I finally nerved myself up to talk to Dr. Clothey in person, which if anything will allow me to finally get some sleep and stop imagining what I might say to him. Admittedly I was a bit surprised by how unresponsive he was to the work I've done and plans for studying dreams and myth, but perhaps that was mostly due to being a bit more nervous than I expected to be and not presenting myself clearly. And when it comes to dreams, Clothey claims to not treat them as all that important, rather looking down on Jungian ideas (as well as on Campbell, for the understandable reason that Campbell has tried to draw too many broad parallels in myth without considering individual cultural differences).
However when I started asking specific questions Clothey got much more animated, particularly when it came to the topic of modern myth. I was surprised and a little pleased later to find him recycle much of our conversation into his class discussion, even touching briefly on eschatological myths. As far as modern mythemes that are active in the American landscape (his term, I'd perhaps say mindscape, or symbolscape), he tried to draw a thread from the Mesopotamian myth of Marduke slaying Tiamat and creating the world from her body, a justification of war, land ownership/division, and the concentration of power in the city-state, to our modern mythology of manifest destiny. John Wayne and the Wild West, the demonization of nature and Native Americans, the valorization of war and concretization of power in a figurehead, as we see with George Bush and Iraq, one more conquering saint against his draconic nemesis. Also interesting was Clothey's insistence on the modern myth of the "incompetent male," where once men where supposed to be like John Wayne, now they are portrayed in the media as idiots, yahoos, sexually and culturally impotent, with recourse only in "viagra and guns." Which of course made me want to consider what other sorts of mythemes might be at work to counter such a grim Babylonian vision of America. The environmental and anti-war movements were his two suggestions, though I imagine there could be much deeper mythological themes that could be brought to bear, and may be necessary in order to reorient the direction our culture is heading in...

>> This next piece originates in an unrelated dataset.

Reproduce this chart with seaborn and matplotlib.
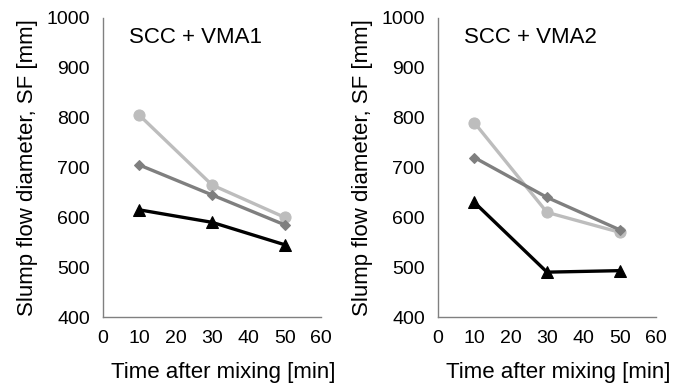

Today Sophie asked if comic book superheroes might be part of our modern mythology, an idea that I've been pondering for years. She suggested that maybe they related to Nietzsche's idea of the 'superman,' which I thought more suggestive of the Taoist 'supreme man,' a state of self-transcendence. A good number of superheroes on the other hand repair to this world in order to save humanity or establish a new order or morality. The story of Superman paralleling the myth of Jesus, even down to them dying, extolls the need for an external salvation. Of course, many other superheroes were normal people who somehow became more than just that, and in doing a spot of research I came upon a
review of a book called "The Gospel According to Superheroes: Religion and Popular Culture," where one of the essayists actually does compare Batman as the Nietzschean 'ubermensch,' and as mythologically important for the modern individual. We are asked to be no longer John, but Bruce Wayne.
Ironic, or synchronistic to all this was an odd dream last night of attending Sophie on some sort of similarly superheroesque quest she was on, complete with a large number of costume or disguise changes. Also during class yesterday Sophie called just as we were discussing the creation mytheme of demiurges and all the incarnations of the goddess Sophia.
[Edit: I'd get some sleep if I wasn't now too busy trying to track down obscure Easter Island and Aztec mythologies to figure out what to focus my paper on. No rest for the curious.]